I have a dream

‘TEDxBaghdad started about a dream. My dream. Now, it’s absolutely not about me anymore. It’s about people around me.’ – Yahay AlAbdeli, the initiator of TEDxBaghdad.

The theme of TEDxBaghdad is: Make The Impossible Possible. That’s what Yahay AlAbdeli wants to show the world. ‘We can organize a TED conference in Iraq. There’s talent. It’s safe enough.’

What does Yahay AlAbdeli want to accomplish with TEDxBaghdad?
‘After so many years of wars and living in a dictatorial regime, facing challenges every day, I want to show the world that we have enough talent and energy to build a new future.’

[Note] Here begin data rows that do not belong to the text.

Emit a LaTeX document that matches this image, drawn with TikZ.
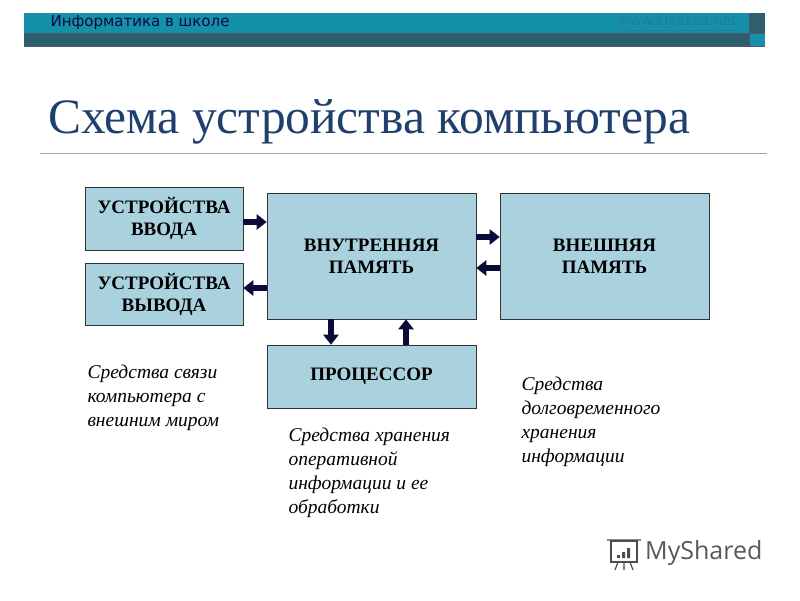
\documentclass[tikz,border=0pt]{standalone}
\usepackage{fontspec}
\setmainfont{Liberation Serif}
\newfontfamily\hdr{DejaVu Sans}
\newfontfamily\logo{Open Sans}
\usetikzlibrary{arrows.meta}
\definecolor{barA}{HTML}{1490A8}
\definecolor{barB}{HTML}{2E5F6C}
\definecolor{boxc}{HTML}{A9D2DE}
\definecolor{navy}{HTML}{0B0B3B}
\definecolor{ttl}{HTML}{1F3F6E}
\tikzset{
 blk/.style={draw=black!80,fill=boxc,line width=0.6pt,align=center,font=\bfseries\fontsize{19}{22}\selectfont,inner sep=0pt},
 arr/.style={navy,line width=5.5pt,-{Triangle[length=10pt,width=15pt]}},
 note/.style={anchor=north west,align=left,font=\itshape\fontsize{19.5}{24}\selectfont}
}
\begin{document}
\begin{tikzpicture}[x=1pt,y=-1pt]
\useasboundingbox (0,0) rectangle (800,600);
% header
\fill[barA] (24,13) rectangle (749,33);
\fill[barB] (24,33) rectangle (749,46);
\fill[barB] (749,13) rectangle (765,33);
\fill[barA] (749,33) rectangle (765,46);
\draw[navy!70,line width=0.8pt] (24,33) -- (765,33) (749,13) -- (749,46) (24,46)--(765,46);
\node[anchor=west,font=\hdr\fontsize{15}{17}\selectfont,text=navy] (h) at (47,23) {Информатика в школе};
\node[anchor=east,font=\hdr\fontsize{14}{16}\selectfont,text=barA!85!violet] (w) at (740,23) {\underline{www.klyaksa.net}};
% title
\node[anchor=base west,font=\fontsize{49.5}{54}\selectfont,text=ttl,inner sep=0pt] (t) at (48,133) {Схема устройства компьютера};
\draw[gray!70,line width=0.8pt] (40,153) -- (767,153);
% boxes
\node[blk,minimum width=158pt,minimum height=63pt] (in) at (164,218.5) {УСТРОЙСТВА\\ВВОДА};
\node[blk,minimum width=158pt,minimum height=62pt] (out) at (164,294) {УСТРОЙСТВА\\ВЫВОДА};
\node[blk,minimum width=209pt,minimum height=126pt] (mem) at (371.5,256) {ВНУТРЕННЯЯ\\ПАМЯТЬ};
\node[blk,minimum width=209pt,minimum height=126pt] (ext) at (604.5,256) {ВНЕШНЯЯ\\ПАМЯТЬ};
\node[blk,minimum width=209pt,minimum height=63pt] (cpu) at (371.5,376.5) {ПРОЦЕССОР};
% arrows
\draw[arr] (in.east|-0,222) -- (mem.west|-0,222);
\draw[arr] (mem.west|-0,288) -- (out.east|-0,288);
\draw[arr] (mem.east|-0,237) -- (ext.west|-0,237);
\draw[arr] (ext.west|-0,268) -- (mem.east|-0,268);
\draw[arr] (mem.south-|331,0) -- (cpu.north-|331,0);
\draw[arr] (cpu.north-|406,0) -- (mem.south-|406,0);
% notes
\node[note] (n1) at (84,361) {Средства связи\\компьютера с\\внешним миром};
\node[note] (n2) at (285,424) {Средства хранения\\оперативной\\информации и ее\\обработки};
\node[note] (n3) at (518,373) {Средства\\долговременного\\хранения\\информации};
% logo
\node[anchor=west,font=\logo\fontsize{25}{28}\selectfont,text=black!65,inner sep=0pt] (lg) at (645,553) {MyShared};
\draw[black!70,line width=1.2pt] (611,541) rectangle (637,562);
\draw[black!70,line width=1.2pt] (607,540) -- (641,540) (618,562)--(615,570) (624,562)--(624,570) (630,562)--(633,570);
\fill[black!70] (617,555) rectangle (620,558) (622,552) rectangle (625,558) (627,548) rectangle (630,558);
\end{tikzpicture}
\end{document}
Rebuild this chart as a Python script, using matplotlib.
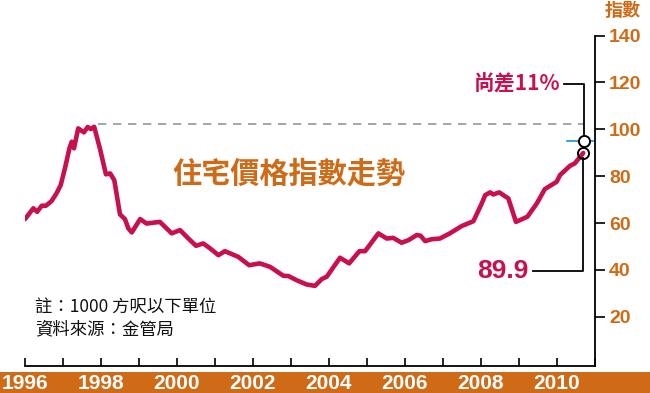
import matplotlib.pyplot as plt
from matplotlib.patches import Rectangle

# 住宅價格指數
years = [1996.00, 1996.22, 1996.32, 1996.44, 1996.55, 1996.70, 1996.83, 1996.94,
         1997.05, 1997.17, 1997.23, 1997.29, 1997.40, 1997.55, 1997.65, 1997.73,
         1997.82, 1997.97, 1998.13, 1998.24, 1998.35, 1998.50, 1998.63, 1998.72,
         1998.81, 1999.03, 1999.20, 1999.55, 1999.86, 2000.08, 2000.30, 2000.50,
         2000.69, 2000.87, 2001.09, 2001.26, 2001.61, 2001.90, 2002.18, 2002.45,
         2002.80, 2002.93, 2003.15, 2003.41, 2003.63, 2003.81, 2003.94, 2004.29,
         2004.53, 2004.80, 2004.95, 2005.30, 2005.52, 2005.69, 2005.91, 2006.09,
         2006.31, 2006.41, 2006.53, 2006.70, 2006.92, 2007.18, 2007.49, 2007.80,
         2008.02, 2008.11, 2008.24, 2008.32, 2008.48, 2008.72, 2008.92, 2009.22,
         2009.47, 2009.68, 2009.99, 2010.08, 2010.34, 2010.47, 2010.69]
index = [61.7, 66.3, 64.8, 67.4, 67.4, 69.4, 72.7, 76.2,
         83.3, 91.9, 94.7, 91.9, 100.4, 98.7, 101.0, 100.1,
         101.1, 91.9, 80.8, 81.2, 78.3, 63.7, 61.7, 57.7,
         56.0, 61.7, 59.8, 60.5, 55.6, 57.0, 53.4, 50.3,
         51.3, 49.2, 46.3, 48.0, 45.6, 42.0, 42.8, 41.3,
         37.5, 37.4, 35.6, 33.8, 33.2, 36.1, 37.1, 45.2,
         42.8, 48.0, 48.0, 55.6, 53.4, 53.7, 51.6, 52.7,
         54.9, 54.6, 52.3, 53.1, 53.4, 55.6, 58.7, 60.8,
         68.4, 71.9, 73.1, 72.2, 73.1, 70.5, 60.5, 62.7,
         68.4, 74.5, 77.6, 80.5, 84.4, 85.5, 89.9]

peak_level = 102.2
target_level = 95.1
label_years = [1996, 1998, 2000, 2002, 2004, 2006, 2008, 2010]
y_ticks = [20, 40, 60, 80, 100, 120, 140]

ORANGE = '#CF6A17'
RED = '#C8104E'
NUM_FONT = ['Liberation Sans Narrow', 'Liberation Sans']
CJK_FONT = ['Noto Sans CJK TC', 'DejaVu Sans']

plt.rcParams['font.family'] = CJK_FONT

fig = plt.figure(figsize=(6.5, 3.93), dpi=100)
W, H = 650, 393
ax = fig.add_axes([25 / W, (H - 366) / H, 570 / W, (366 - 35.6) / H])

# 底部橙色條
band = Rectangle((0, 0), 1, 21.5 / H, transform=fig.transFigure,
                 facecolor=ORANGE, edgecolor='none', zorder=-1)
fig.patches.append(band)

ax.plot(years, index, color=RED, lw=3.3, solid_joinstyle='round',
        solid_capstyle='round', zorder=3)

# 高峰虛線
ax.plot([1997.92, 2010.72], [peak_level, peak_level], color='#8A99A3',
        lw=1.2, ls=(0, (5, 4)), zorder=2)
# 目標藍線
ax.plot([2010.26, 2011.0], [target_level, target_level], color='#1E8FD8',
        lw=1.2, zorder=2)

# 引線
ax.plot([2010.18, 2010.72, 2010.72], [119.3, 119.3, target_level + 2],
        color='black', lw=1.3, zorder=4)
ax.plot([2010.69, 2010.69, 2009.37], [index[-1] - 2, 39.6, 39.6],
        color='black', lw=1.3, zorder=4)

ax.plot([2010.72], [target_level], marker='o', ms=8, mfc='white', mec='black',
        mew=1.4, zorder=5)
ax.plot([2010.69], [index[-1]], marker='o', ms=8, mfc='none', mec='black',
        mew=1.4, zorder=5)

ax.text(2010.1, 119.3, '尚差11%', color=RED, fontsize=15, fontweight='heavy',
        ha='right', va='center', family=CJK_FONT)
ax.text(2009.25, 39.6, '89.9', color=RED, fontsize=19, fontweight='bold',
        ha='right', va='center', family=NUM_FONT)

ax.text(2002.95, 80.9, '住宅價格指數走勢', color=ORANGE, fontsize=21,
        fontweight='heavy', ha='center', va='center')
ax.text(1996.26, 24.0, '註：1000 方呎以下單位', fontsize=12.5, color='#111111',
        ha='left', va='center')
ax.text(1996.26, 14.5, '資料來源：金管局', fontsize=12.5, color='#111111',
        ha='left', va='center')

ax.set_xlim(1996, 2011)
ax.set_ylim(-1, 140)

for s in ['left', 'top']:
    ax.spines[s].set_visible(False)
for s in ['bottom', 'right']:
    ax.spines[s].set_linewidth(1.3)

ax.set_xticks(label_years)
ax.set_xticklabels([str(y) for y in label_years], color='white',
                   fontsize=15, fontweight='bold', family=NUM_FONT)
ax.set_xticks([y for y in range(1997, 2012) if y not in label_years], minor=True)
ax.tick_params(axis='x', which='both', direction='in', length=6, width=1.2, pad=6)

ax.yaxis.tick_right()
ax.set_yticks(y_ticks)
ax.set_yticklabels([str(v) for v in y_ticks], color=ORANGE, fontsize=14,
                   fontweight='bold', family=['Liberation Sans'])
ax.tick_params(axis='y', direction='out', length=7, width=1.2, pad=3)

fig.text(623 / W, (H - 11) / H, '指數', color=ORANGE, fontsize=13,
         fontweight='heavy', ha='center', va='center')

fig.savefig('out.png', dpi=100)
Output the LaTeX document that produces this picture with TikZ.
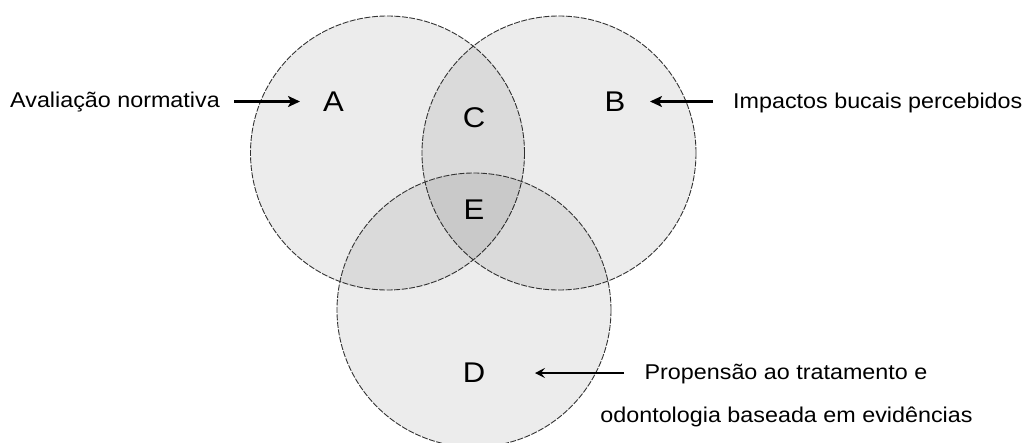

Yahays goal is to find unknown Iraqi talents that did small things with big impact to speak on TEDxBaghdad. ‘I’m looking for people who plant flowers in their street to bring happiness. I would like to give those people a very good promotion on stage. They promote the new Iraq. They can tell people: “I’m just a person, I did something beautiful, you can do it too.”’

1. Promote Iraqi talent
From the beginning Yahay AlAbdeli’s main target group is the Iraqi talent. He wants to give them a stage to tell the world: ‘We exist. We have talent. We can rebuild the country.’
2. Connect Iraqi talents outside Iraqi with Iraqi talents inside Iraq
During the process of organizing TEDxBaghdad Yahay met Iraqi people who live outside Iraq. They don’t know how to reconnect to their home country. Because of the war, Iraqi people live in many different countries.
3. Rebuilding the image of Baghdad
This is a smaller target. The TEDxBaghdad event will give the city good promotion. In 2013 Baghdad will be the capital of Arab Culture, but already this can be shown in 2011 with TEDxBaghdad.

Green light
Now we have the full support from the Iraqi Prime Minister. The government is more than happy to help realizing TEDxBaghdad.

People will wonder about safety. Yahay tells me: ‘Baghdad has problems like any other city in the world. Safety is a topic in many countries, including well developed European countries or third world countries.’